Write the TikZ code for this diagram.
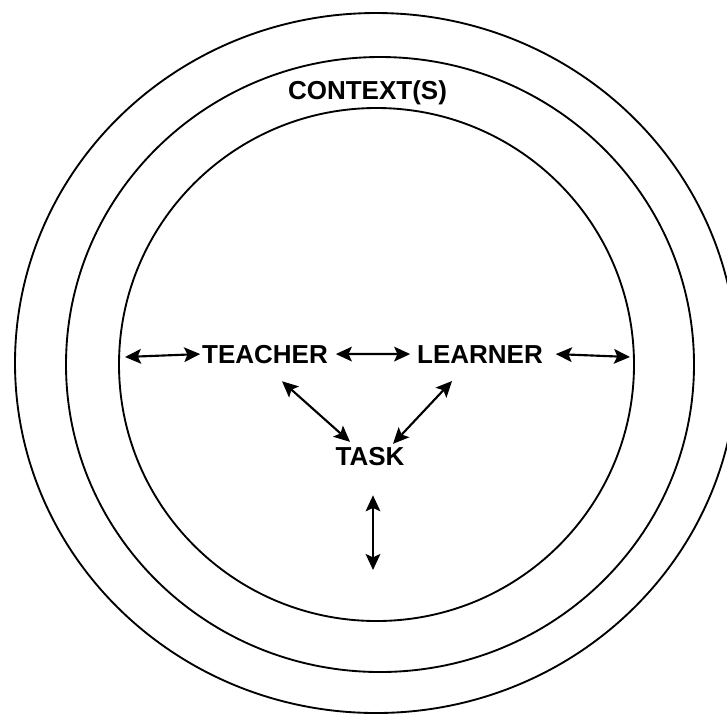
\documentclass[tikz,border=0pt]{standalone}
\usepackage{fontspec}
\setmainfont{Liberation Sans}
\usepackage{tikz}
\usetikzlibrary{arrows.meta,calc}

\begin{document}
\begin{tikzpicture}[x=0.75pt, y=-0.75pt, line width=1.4pt,
  word/.style={font=\fontsize{19.5}{23}\selectfont\bfseries, inner sep=0, outer sep=0, anchor=base},
  link/.style={{Stealth[length=12pt,width=11pt,inset=2.5pt]}-{Stealth[length=12pt,width=11pt,inset=2.5pt]}, line width=1.6pt}]

\useasboundingbox (0,0) rectangle (727,715);

\draw (376,363) ellipse [x radius=361, y radius=350];
\draw (380,364.5) ellipse [x radius=314, y radius=307.5];
\draw (376.5,364.5) ellipse [x radius=257.5, y radius=256.5];

\node[word] (context) at (367.5,99) {CONTEXT(S)};
\node[word] (teacher) at (265,363) {TEACHER};
\node[word] (learner) at (480,363) {LEARNER};
\node[word] (task) at (370,465) {TASK};

\coordinate (leftend) at (125,357);
\coordinate (rightend) at (630,357);
\coordinate (bottomend) at (373,570);

\draw[link] (leftend) -- ($(teacher.west)+(-2,0)$);
\draw[link] ($(teacher.east)+(8,0)$) -- ($(learner.west)+(-7,0)$);
\draw[link] ($(learner.east)+(13,0)$) -- (rightend);
\draw[link] ($(teacher.south)+(17,18)$) -- ($(task.north)+(-20,-5)$);
\draw[link] ($(learner.south)+(-28,18)$) -- ($(task.north)+(23,-3)$);
\draw[link] ($(task.south -| bottomend)+(0,30)$) -- (bottomend);

\end{tikzpicture}
\end{document}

● **WHAT YOU SHOULD DO**:
Please repeat exactly the data above from its first line to the line that contains "(bottomend) at (373,570);", inclusive, and leave every picture out.

● **OUTPUT**:
Write the TikZ code for this diagram.
\documentclass[tikz,border=0pt]{standalone}
\usepackage{fontspec}
\setmainfont{Liberation Sans}
\usepackage{tikz}
\usetikzlibrary{arrows.meta,calc}

\begin{document}
\begin{tikzpicture}[x=0.75pt, y=-0.75pt, line width=1.4pt,
  word/.style={font=\fontsize{19.5}{23}\selectfont\bfseries, inner sep=0, outer sep=0, anchor=base},
  link/.style={{Stealth[length=12pt,width=11pt,inset=2.5pt]}-{Stealth[length=12pt,width=11pt,inset=2.5pt]}, line width=1.6pt}]

\useasboundingbox (0,0) rectangle (727,715);

\draw (376,363) ellipse [x radius=361, y radius=350];
\draw (380,364.5) ellipse [x radius=314, y radius=307.5];
\draw (376.5,364.5) ellipse [x radius=257.5, y radius=256.5];

\node[word] (context) at (367.5,99) {CONTEXT(S)};
\node[word] (teacher) at (265,363) {TEACHER};
\node[word] (learner) at (480,363) {LEARNER};
\node[word] (task) at (370,465) {TASK};

\coordinate (leftend) at (125,357);
\coordinate (rightend) at (630,357);
\coordinate (bottomend) at (373,570);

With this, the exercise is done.